## REQUIRED TASK
Without including any pictures, write out the listing below exactly.

## PROVIDED MATERIAL
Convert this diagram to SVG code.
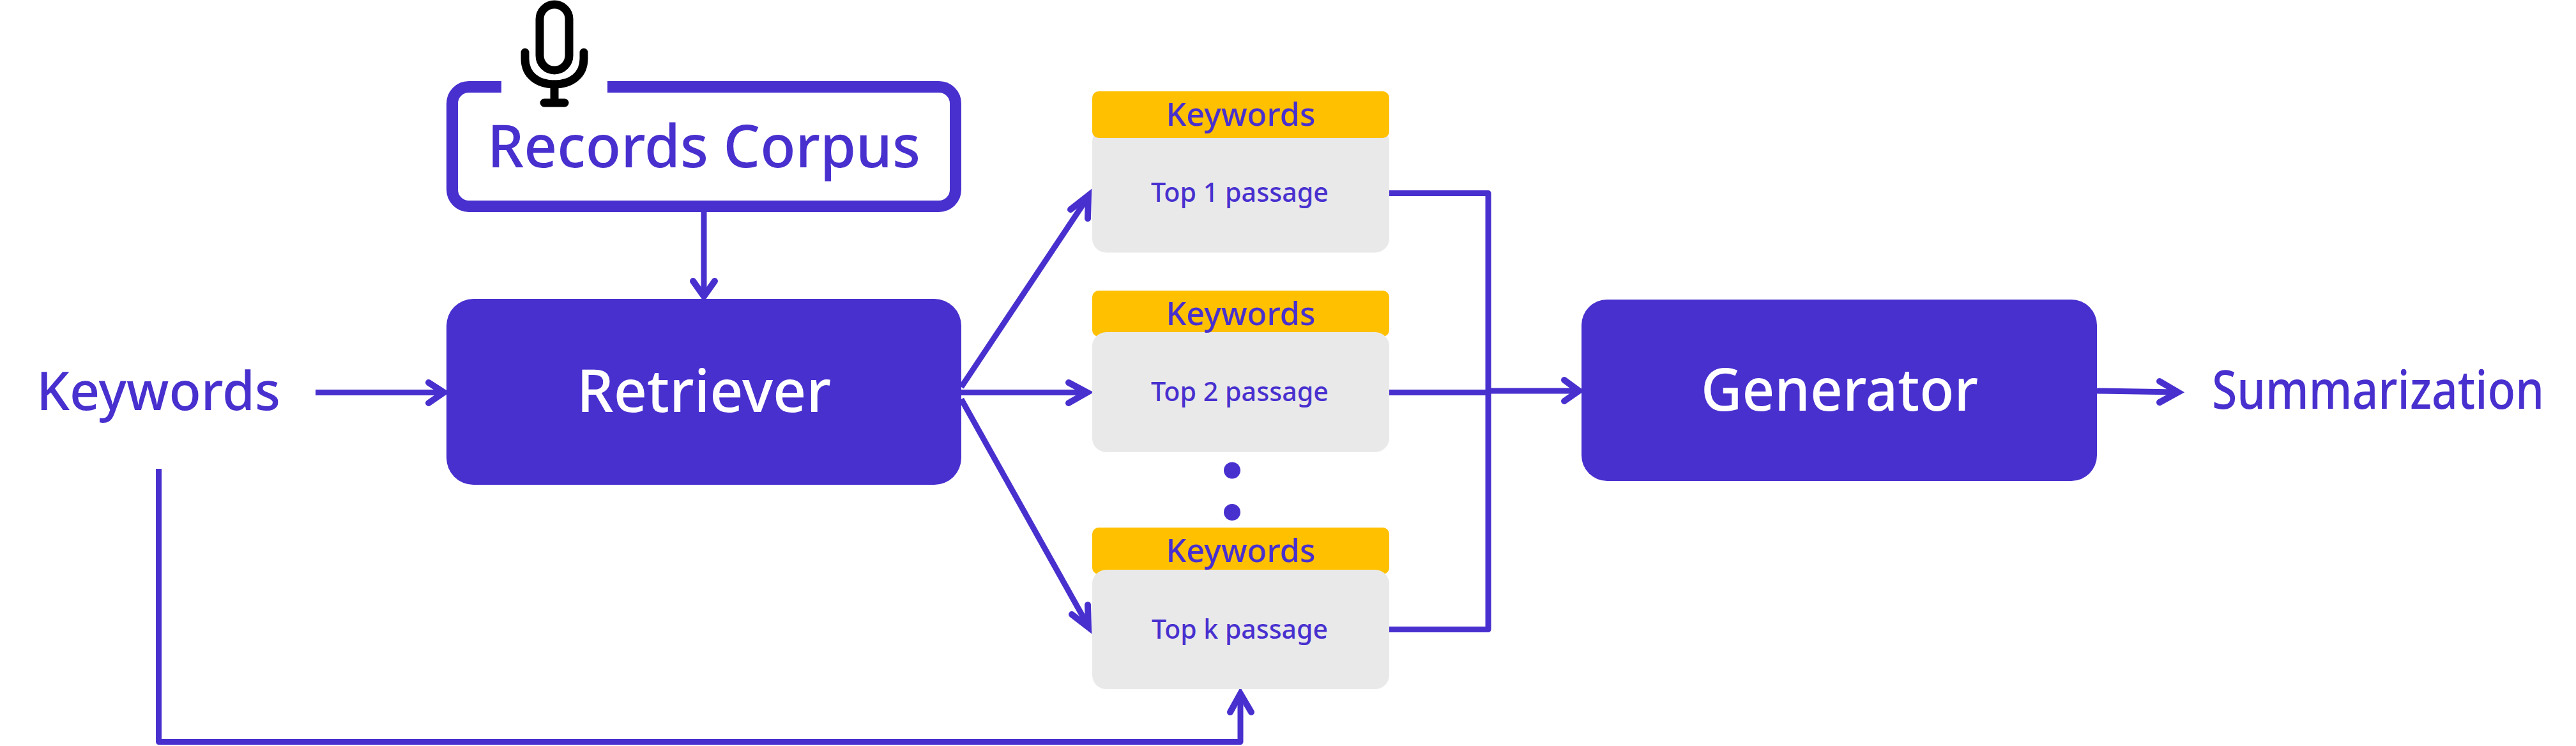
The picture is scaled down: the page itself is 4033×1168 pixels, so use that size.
<svg xmlns="http://www.w3.org/2000/svg" width="4033" height="1168" viewBox="0 0 4033 1168">
<style>
text{font-family:"Noto Sans","Open Sans","Liberation Sans",sans-serif;fill:#4830CF;font-weight:500}
.w{fill:#fff}
.big{font-size:92px}
.lab{font-size:84px}
.kw{font-size:50px}
.top{font-size:41px}
.l{fill:none;stroke:#4830CF;stroke-width:9;stroke-linejoin:round}
.h{fill:none;stroke:#4830CF;stroke-width:10;stroke-linecap:round;stroke-linejoin:miter}
.solid{fill:#4830CF}
.yl{fill:#FFC000}
.gr{fill:#E9E9E9}
.mic{fill:none;stroke:#000;stroke-width:13;stroke-linecap:round}
</style>
<rect width="4033" height="1168" fill="#fff"/>
<g id="connectors">
<path class="l" d="M1102 332V462"/>
<path class="h" d="M1085 440L1102 464L1119 440"/>
<path class="l" d="M494 614.5H692"/>
<path class="h" d="M671 599L695 614.5L671 631"/>
<path class="l" d="M1505 606L1703 309"/>
<path class="h" d="M1676 328L1704 306L1703 342"/>
<path class="l" d="M1505 614.5H1700"/>
<path class="h" d="M1673 599L1702 614.5L1673 631"/>
<path class="l" d="M1505 625L1703 979"/>
<path class="h" d="M1678 962L1704 982L1703 947"/>
<path class="l" d="M2175 302.500H2330V985.500H2175"/>
<path class="l" d="M2175 614.500H2330"/>
<path class="l" d="M2330 612H2470"/>
<path class="h" d="M2449 595L2472 612L2449 628"/>
<path class="l" d="M3283 612L3408 614"/>
<path class="h" d="M3381 597L3410 614L3381 630"/>
<path class="l" d="M248.500 734V1161.500H1942V1090"/>
<path class="h" d="M1926 1115L1942 1086L1959 1115"/>
</g>
<g id="records-corpus">
<rect x="708" y="136" width="788" height="187" rx="26" fill="#fff" stroke="#4830CF" stroke-width="18"/>
<rect x="785" y="120" width="166" height="32" fill="#fff"/>
<text class="big" x="1102" y="262" text-anchor="middle" textLength="678" lengthAdjust="spacingAndGlyphs">Records Corpus</text>
</g>
<g id="microphone">
<rect class="mic" x="845" y="7" width="46" height="103" rx="23"/>
<path class="mic" d="M822 82V92C822 118 842 132 868 132C894 132 914 118 914 92V82"/>
<path class="mic" d="M868 132V160M852 161H884"/>
</g>
<g id="keywords-input">
<text class="lab" x="57" y="642" textLength="382" lengthAdjust="spacingAndGlyphs">Keywords</text>
</g>
<g id="retriever">
<rect class="solid" x="699" y="468" width="806" height="291" rx="42"/>
<text class="big w" x="1102" y="645" text-anchor="middle" textLength="398" lengthAdjust="spacingAndGlyphs">Retriever</text>
</g>
<g id="card-1">
<rect class="gr" x="1710" y="200" width="465" height="195.500" rx="22"/>
<rect class="yl" x="1710" y="143" width="465" height="73" rx="10"/>
<text class="kw" x="1942.500" y="196.500" text-anchor="middle" textLength="234" lengthAdjust="spacingAndGlyphs">Keywords</text>
<text class="top" x="1941" y="316" text-anchor="middle" textLength="278" lengthAdjust="spacingAndGlyphs">Top 1 passage</text>
</g>
<g id="card-2">
<rect class="yl" x="1710" y="455" width="465" height="72" rx="10"/>
<rect class="gr" x="1710" y="520" width="465" height="188" rx="22"/>
<text class="kw" x="1942.500" y="508.500" text-anchor="middle" textLength="234" lengthAdjust="spacingAndGlyphs">Keywords</text>
<text class="top" x="1941" y="628" text-anchor="middle" textLength="278" lengthAdjust="spacingAndGlyphs">Top 2 passage</text>
</g>
<g id="dots">
<circle class="solid" cx="1929" cy="736.500" r="13"/>
<circle class="solid" cx="1929" cy="802" r="13"/>
</g>
<g id="card-k">
<rect class="yl" x="1710" y="826" width="465" height="73" rx="10"/>
<rect class="gr" x="1710" y="892" width="465" height="187" rx="22"/>
<text class="kw" x="1942.500" y="880" text-anchor="middle" textLength="234" lengthAdjust="spacingAndGlyphs">Keywords</text>
<text class="top" x="1941" y="999.500" text-anchor="middle" textLength="276" lengthAdjust="spacingAndGlyphs">Top k passage</text>
</g>
<g id="generator">
<rect class="solid" x="2476" y="469" width="807" height="284" rx="40"/>
<text class="big w" x="2880" y="643" text-anchor="middle" textLength="434" lengthAdjust="spacingAndGlyphs">Generator</text>
</g>
<g id="summarization">
<text class="lab" x="3463" y="640" textLength="520" lengthAdjust="spacingAndGlyphs">Summarization</text>
</g>
</svg>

## WRITTEN SOLUTION
Convert this diagram to SVG code.
The picture is scaled down: the page itself is 4033×1168 pixels, so use that size.
<svg xmlns="http://www.w3.org/2000/svg" width="4033" height="1168" viewBox="0 0 4033 1168">
<style>
text{font-family:"Noto Sans","Open Sans","Liberation Sans",sans-serif;fill:#4830CF;font-weight:500}
.w{fill:#fff}
.big{font-size:92px}
.lab{font-size:84px}
.kw{font-size:50px}
.top{font-size:41px}
.l{fill:none;stroke:#4830CF;stroke-width:9;stroke-linejoin:round}
.h{fill:none;stroke:#4830CF;stroke-width:10;stroke-linecap:round;stroke-linejoin:miter}
.solid{fill:#4830CF}
.yl{fill:#FFC000}
.gr{fill:#E9E9E9}
.mic{fill:none;stroke:#000;stroke-width:13;stroke-linecap:round}
</style>
<rect width="4033" height="1168" fill="#fff"/>
<g id="connectors">
<path class="l" d="M1102 332V462"/>
<path class="h" d="M1085 440L1102 464L1119 440"/>
<path class="l" d="M494 614.5H692"/>
<path class="h" d="M671 599L695 614.5L671 631"/>
<path class="l" d="M1505 606L1703 309"/>
<path class="h" d="M1676 328L1704 306L1703 342"/>
<path class="l" d="M1505 614.5H1700"/>
<path class="h" d="M1673 599L1702 614.5L1673 631"/>
<path class="l" d="M1505 625L1703 979"/>
<path class="h" d="M1678 962L1704 982L1703 947"/>
<path class="l" d="M2175 302.500H2330V985.500H2175"/>
<path class="l" d="M2175 614.500H2330"/>
<path class="l" d="M2330 612H2470"/>
<path class="h" d="M2449 595L2472 612L2449 628"/>
<path class="l" d="M3283 612L3408 614"/>
<path class="h" d="M3381 597L3410 614L3381 630"/>
<path class="l" d="M248.500 734V1161.500H1942V1090"/>
<path class="h" d="M1926 1115L1942 1086L1959 1115"/>
</g>
<g id="records-corpus">
<rect x="708" y="136" width="788" height="187" rx="26" fill="#fff" stroke="#4830CF" stroke-width="18"/>
<rect x="785" y="120" width="166" height="32" fill="#fff"/>
<text class="big" x="1102" y="262" text-anchor="middle" textLength="678" lengthAdjust="spacingAndGlyphs">Records Corpus</text>
</g>
<g id="microphone">
<rect class="mic" x="845" y="7" width="46" height="103" rx="23"/>
<path class="mic" d="M822 82V92C822 118 842 132 868 132C894 132 914 118 914 92V82"/>
<path class="mic" d="M868 132V160M852 161H884"/>
</g>
<g id="keywords-input">
<text class="lab" x="57" y="642" textLength="382" lengthAdjust="spacingAndGlyphs">Keywords</text>
</g>
<g id="retriever">
<rect class="solid" x="699" y="468" width="806" height="291" rx="42"/>
<text class="big w" x="1102" y="645" text-anchor="middle" textLength="398" lengthAdjust="spacingAndGlyphs">Retriever</text>
</g>
<g id="card-1">
<rect class="gr" x="1710" y="200" width="465" height="195.500" rx="22"/>
<rect class="yl" x="1710" y="143" width="465" height="73" rx="10"/>
<text class="kw" x="1942.500" y="196.500" text-anchor="middle" textLength="234" lengthAdjust="spacingAndGlyphs">Keywords</text>
<text class="top" x="1941" y="316" text-anchor="middle" textLength="278" lengthAdjust="spacingAndGlyphs">Top 1 passage</text>
</g>
<g id="card-2">
<rect class="yl" x="1710" y="455" width="465" height="72" rx="10"/>
<rect class="gr" x="1710" y="520" width="465" height="188" rx="22"/>
<text class="kw" x="1942.500" y="508.500" text-anchor="middle" textLength="234" lengthAdjust="spacingAndGlyphs">Keywords</text>
<text class="top" x="1941" y="628" text-anchor="middle" textLength="278" lengthAdjust="spacingAndGlyphs">Top 2 passage</text>
</g>
<g id="dots">
<circle class="solid" cx="1929" cy="736.500" r="13"/>
<circle class="solid" cx="1929" cy="802" r="13"/>
</g>
<g id="card-k">
<rect class="yl" x="1710" y="826" width="465" height="73" rx="10"/>
<rect class="gr" x="1710" y="892" width="465" height="187" rx="22"/>
<text class="kw" x="1942.500" y="880" text-anchor="middle" textLength="234" lengthAdjust="spacingAndGlyphs">Keywords</text>
<text class="top" x="1941" y="999.500" text-anchor="middle" textLength="276" lengthAdjust="spacingAndGlyphs">Top k passage</text>
</g>
<g id="generator">
<rect class="solid" x="2476" y="469" width="807" height="284" rx="40"/>
<text class="big w" x="2880" y="643" text-anchor="middle" textLength="434" lengthAdjust="spacingAndGlyphs">Generator</text>
</g>
<g id="summarization">
<text class="lab" x="3463" y="640" textLength="520" lengthAdjust="spacingAndGlyphs">Summarization</text>
</g>
</svg>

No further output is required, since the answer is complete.